The perfect event to wind down into December was the “Apocalyptic Folk Club” in Sheffield. This might well have been my favourite event of the year just because I had no idea who would show up to play. In the event we had a full house, including loads of totally amazing musicians. Everyone had to be open minded because the advertised brief was brief and strange, which created a lovely atmosphere as people sat down and listened to all sorts, from improv noise on handmade instruments, to a duo singing a folk tune, a singer-songwriter banging out a number, someone performing extended guitar techniques, all sorts of strange instruments being brought out of boxes, and the odd bit of live coding. It was all amazing, and hope to find a way to continue it in a way that lives up to the dizzy heights of the first event. My contribution was to live code the tune behind a few different songs – The Red Flag, O Tannenbaum and O Christmas tree. I handed out the lyrics to all three and let everyone choose which version they sung. The result was chaotic and I think beautiful..

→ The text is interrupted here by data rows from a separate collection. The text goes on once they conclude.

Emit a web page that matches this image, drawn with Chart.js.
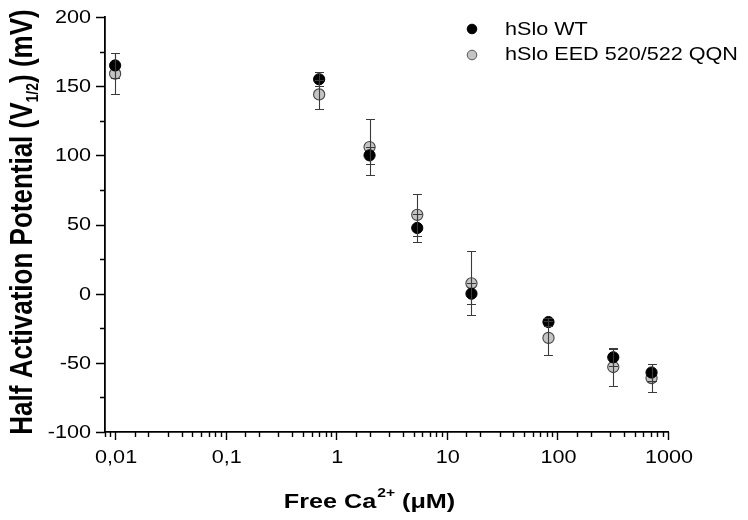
<!DOCTYPE html>
<html>
<head>
<meta charset="utf-8">
<script src="https://cdn.jsdelivr.net/npm/chart.js@4.4.1/dist/chart.umd.min.js"></script>
<style>
  html,body{margin:0;padding:0;background:#fff}
  #wrap{width:748px;height:520px}
</style>
</head>
<body>
<div id="wrap"><canvas id="c" width="748" height="520"></canvas></div>
<script>
/* ========= DATA ========= */
const calcium  = [0.01, 0.7, 2, 5.4, 16.7, 83, 320, 710];     // free Ca2+ (uM)
const wtV      = [165, 155, 100, 47.5, 0, -20.5, -46, -57];   // hSlo WT V1/2 (mV)
const wtErr    = [9, 5, 6, 10, 7.5, 3, 6, 6];
const qqnV     = [159, 144, 106, 57, 7.5, -32, -53, -61];     // hSlo EED 520/522 QQN
const qqnErr   = [15, 10.5, 20, 15, 23, 12, 14, 10];
const seriesNames = ['hSlo WT', 'hSlo EED 520/522 QQN'];
const xTickLabels = ['0,01', '0,1', '1', '10', '100', '1000'];   // decades 1e-2 .. 1e3
const yTicks = [-100, -50, 0, 50, 100, 150, 200];

const FONT = '"Liberation Sans", Arial, sans-serif';
const SX = 1.2;   // glyphs in the original are a bit wider than Arial
const pts = (xs, ys) => xs.map((x, i) => ({x, y: ys[i]}));
const isDecade = v => Math.abs(Math.log10(v) - Math.round(Math.log10(v))) < 1e-6;

// widened text helper
function wText(ctx, txt, x, y, font, align){
  ctx.save(); ctx.translate(x, y); ctx.scale(SX, 1);
  ctx.font = font; ctx.textAlign = align || 'left'; ctx.fillText(txt, 0, 0);
  ctx.restore();
}
function wWidth(ctx, txt, font){ ctx.font = font; return ctx.measureText(txt).width * SX; }

/* ========= PLUGINS ========= */
// outward tick marks + tick labels
const axisDeco = {
  id: 'axisDeco',
  afterDraw(chart){
    const {ctx, chartArea:a, scales:{x, y}} = chart;
    ctx.save(); ctx.strokeStyle = '#000'; ctx.lineWidth = 1.4;
    ctx.beginPath();
    x.ticks.forEach(t => {
      const px = Math.round(x.getPixelForValue(t.value)) + 0.5;
      const len = isDecade(t.value) ? 8 : 5;
      ctx.moveTo(px, a.bottom); ctx.lineTo(px, a.bottom + len);
    });
    for (let v = -100; v <= 200; v += 25){
      const py = Math.round(y.getPixelForValue(v)) + 0.5;
      const len = v % 50 === 0 ? 9 : 5;
      ctx.moveTo(a.left, py); ctx.lineTo(a.left - len, py);
    }
    ctx.stroke();

    ctx.fillStyle = '#000'; ctx.textBaseline = 'alphabetic';
    const tf = '18px ' + FONT;
    x.ticks.filter(t => isDecade(t.value)).forEach(t => {
      const lbl = xTickLabels[Math.round(Math.log10(t.value)) + 2];
      if (lbl) wText(ctx, lbl, x.getPixelForValue(t.value) + 1, a.bottom + 31, tf, 'center');
    });
    ctx.textBaseline = 'middle';
    yTicks.forEach(v => wText(ctx, String(v), a.left - 14, y.getPixelForValue(v) + 1, tf, 'right'));
    ctx.restore();
  }
};

// error bars with caps, drawn over the markers
const errorBars = {
  id: 'errorBars',
  afterDatasetsDraw(chart){
    const {ctx, scales:{x, y}} = chart;
    const sets = [[wtV, wtErr], [qqnV, qqnErr]];
    ctx.save(); ctx.strokeStyle = '#3a3a3a'; ctx.lineWidth = 1.1;
    sets.forEach(([vals, errs]) => {
      calcium.forEach((c, i) => {
        const px = Math.round(x.getPixelForValue(c)) + 0.5;
        const top = Math.round(y.getPixelForValue(vals[i] + errs[i])) + 0.5;
        const bot = Math.round(y.getPixelForValue(vals[i] - errs[i])) + 0.5;
        ctx.beginPath();
        ctx.moveTo(px, top); ctx.lineTo(px, bot);
        ctx.moveTo(px - 4.5, top); ctx.lineTo(px + 4.5, top);
        ctx.moveTo(px - 4.5, bot); ctx.lineTo(px + 4.5, bot);
        ctx.stroke();
      });
    });
    ctx.restore();
  }
};

// axis titles with sub/superscripts + legend
const labels = {
  id: 'labels',
  afterDraw(chart){
    const {ctx} = chart;
    ctx.save(); ctx.fillStyle = '#000'; ctx.textBaseline = 'alphabetic';

    // x title
    const big = 'bold 21px ' + FONT, small = 'bold 13px ' + FONT;
    const w1 = wWidth(ctx, 'Free Ca', big), w2 = wWidth(ctx, '2+', small), w3 = wWidth(ctx, ' (\u03bcM)', big);
    const x0 = 369 - (w1 + w2 + w3) / 2, yb = 508;
    wText(ctx, 'Free Ca', x0, yb, big);
    wText(ctx, '2+', x0 + w1 + 1, yb - 11, small);
    wText(ctx, ' (\u03bcM)', x0 + w1 + w2 + 1, yb, big);

    // y title (rotated, widened across the baseline)
    ctx.save();
    ctx.translate(32, 222); ctx.rotate(-Math.PI / 2); ctx.scale(1, SX);
    const yf = 'bold 26px ' + FONT, ysub = 'bold 14px ' + FONT;
    ctx.font = yf;   const a1 = ctx.measureText('Half Activation Potential (V').width;
    ctx.font = ysub; const a2 = ctx.measureText('1/2').width;
    ctx.font = yf;   const a3 = ctx.measureText(') (mV)').width;
    const s = -(a1 + a2 + a3) / 2;
    ctx.fillText('Half Activation Potential (V', s, 0);
    ctx.font = ysub; ctx.fillText('1/2', s + a1, 5);
    ctx.font = yf; ctx.fillText(') (mV)', s + a1 + a2, 0);
    ctx.restore();

    // legend
    const rows = [{my: 29, ty: 35, fill: '#000', stroke: '#000'}, {my: 55, ty: 60, fill: '#c4c4c4', stroke: '#555'}];
    rows.forEach((r, i) => {
      ctx.beginPath(); ctx.arc(472, r.my, 4.8, 0, Math.PI * 2);
      ctx.fillStyle = r.fill; ctx.fill();
      ctx.strokeStyle = r.stroke; ctx.lineWidth = 1; ctx.stroke();
      ctx.fillStyle = '#000';
      wText(ctx, seriesNames[i], 505, r.ty, '18px ' + FONT);
    });
    ctx.restore();
  }
};

/* ========= CHART ========= */
new Chart(document.getElementById('c'), {
  type: 'scatter',
  data: {
    datasets: [
      {label: seriesNames[0], data: pts(calcium, wtV),
       pointRadius: 5.6, pointBackgroundColor: '#000', pointBorderColor: '#000', pointBorderWidth: 1},
      {label: seriesNames[1], data: pts(calcium, qqnV),
       pointRadius: 5.6, pointBackgroundColor: '#c4c4c4', pointBorderColor: '#444', pointBorderWidth: 1.1}
    ]
  },
  options: {
    responsive: false, animation: false, devicePixelRatio: 1,
    layout: {padding: {left: 0, top: 17, right: 80, bottom: 0}},
    plugins: {legend: {display: false}, tooltip: {enabled: false}},
    scales: {
      x: {
        type: 'logarithmic', min: 0.0081, max: 1000,
        grid: {drawOnChartArea: false, drawTicks: false},
        border: {display: true, color: '#000', width: 1.8},
        ticks: {display: false, autoSkip: false},
        afterFit: s => { s.height = 88; }
      },
      y: {
        min: -100, max: 200,
        afterBuildTicks: s => { s.ticks = yTicks.map(v => ({value: v})); },
        grid: {drawOnChartArea: false, drawTicks: false},
        border: {display: true, color: '#000', width: 1.8},
        ticks: {display: false},
        afterFit: s => { s.width = 105; }
      }
    }
  },
  plugins: [axisDeco, errorBars, labels]
});
</script>
</body>
</html>
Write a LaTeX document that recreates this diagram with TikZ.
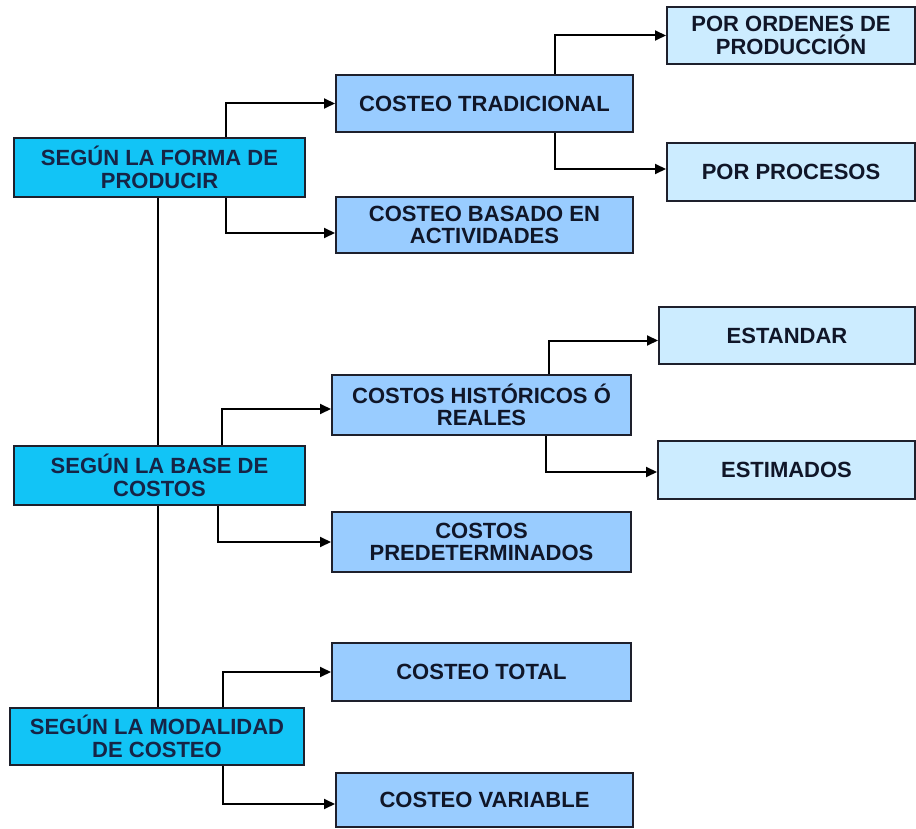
\documentclass[tikz,border=0pt]{standalone}
\usepackage{fontspec}
\setmainfont{Liberation Sans}
\usetikzlibrary{arrows.meta}
\definecolor{cyanbox}{RGB}{18,196,246}
\definecolor{midbox}{RGB}{153,204,255}
\definecolor{lightbox}{RGB}{204,236,255}
\definecolor{navytext}{RGB}{22,36,70}
\definecolor{darktext}{RGB}{16,22,40}
\definecolor{edge}{RGB}{30,32,44}
\tikzset{
  basebox/.style={draw=edge, line width=2pt, align=center, inner sep=0pt,
    font=\fontsize{22}{22.5}\selectfont\bfseries},
  leftbox/.style={basebox, fill=cyanbox, text=navytext},
  midnode/.style={basebox, fill=midbox, text=darktext},
  rightnode/.style={basebox, fill=lightbox, text=darktext},
  conn/.style={draw=black, line width=2pt},
  arr/.style={conn, -{Triangle[length=11pt,width=10pt]}}
}
\begin{document}
\begin{tikzpicture}[x=1pt,y=-1pt]
\useasboundingbox[fill=white] (0,0) rectangle (916,829);
% left column
\node[leftbox, minimum width=291, minimum height=59] (L1) at (159.5,167.5) {SEGÚN LA FORMA DE\\PRODUCIR};
\node[leftbox, minimum width=291, minimum height=59] (L2) at (159.5,475.5) {SEGÚN LA BASE DE\\COSTOS};
\node[leftbox, minimum width=294, minimum height=57] (L3) at (157,736.5) {SEGÚN LA MODALIDAD\\DE COSTEO};
% middle column
\node[midnode, minimum width=297, minimum height=57] (CT) at (484.5,103.5) {COSTEO TRADICIONAL};
\node[midnode, minimum width=297, minimum height=56] (CB) at (484.5,225) {COSTEO BASADO EN\\ACTIVIDADES};
\node[midnode, minimum width=299, minimum height=60] (CH) at (481.5,405) {COSTOS HISTÓRICOS Ó\\REALES};
\node[midnode, minimum width=299, minimum height=60] (CP) at (481.5,542) {COSTOS\\PREDETERMINADOS};
\node[midnode, minimum width=299, minimum height=58] (CTo) at (481.5,672) {COSTEO TOTAL};
\node[midnode, minimum width=297, minimum height=54] (CV) at (484.5,800) {COSTEO VARIABLE};
% right column
\node[rightnode, minimum width=248, minimum height=57] (PO) at (791,35.5) {POR ORDENES DE\\PRODUCCIÓN};
\node[rightnode, minimum width=248, minimum height=58] (PP) at (791,172) {POR PROCESOS};
\node[rightnode, minimum width=256, minimum height=57] (ES) at (787,335.5) {ESTANDAR};
\node[rightnode, minimum width=257, minimum height=58] (EM) at (786.5,470) {ESTIMADOS};
% branch x positions
\coordinate (t) at (158,0);
\coordinate (b1) at (226,0);
\coordinate (b2u) at (222,0);
\coordinate (b2d) at (218,0);
\coordinate (b3) at (223,0);
\coordinate (c1) at (555,0);
\coordinate (c2u) at (549,0);
\coordinate (c2d) at (546,0);
% trunk
\draw[conn] (L1.south -| t) -- (L2.north -| t);
\draw[conn] (L2.south -| t) -- (L3.north -| t);
% first group
\draw[arr] (L1.north -| b1) |- (CT.west);
\draw[arr] (L1.south -| b1) |- ([yshift=-8pt]CB.west);
\draw[arr] (CT.north -| c1) |- (PO.west);
\draw[arr] (CT.south -| c1) |- ([yshift=3pt]PP.west);
% second group
\draw[arr] (L2.north -| b2u) |- ([yshift=-4pt]CH.west);
\draw[arr] (L2.south -| b2d) |- (CP.west);
\draw[arr] (CH.north -| c2u) |- ([yshift=-5pt]ES.west);
\draw[arr] (CH.south -| c2d) |- ([yshift=-2pt]EM.west);
% third group
\draw[arr] (L3.north -| b3) |- (CTo.west);
\draw[arr] (L3.south -| b3) |- ([yshift=-4pt]CV.west);
\end{tikzpicture}
\end{document}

I’ve missed out a few things, including great tidalclub meetings, and the final meeting of the year was in the form of a winter solstice algorave.. Great to squeeze in one more collab with Sam as CCAI and Lucy as Epiploke.

One accomplishment I’m really happy about is getting Tidal 1.0.0 out, featuring a major refactor and lots of new features including a new wiki-based website documenting it all. This took a lot of my time over a couple of months which happily was partly remunerated thanks to many kind people sending me ‘coffee’ via my ko-fi.com page. This felt really great and although don’t want to spend too much time asking for donations, this is something I’d like to build on in the new year.

That’s it for now! I’ve probably forgotten more than I remembered in the above, but it’s been a fun and productive year.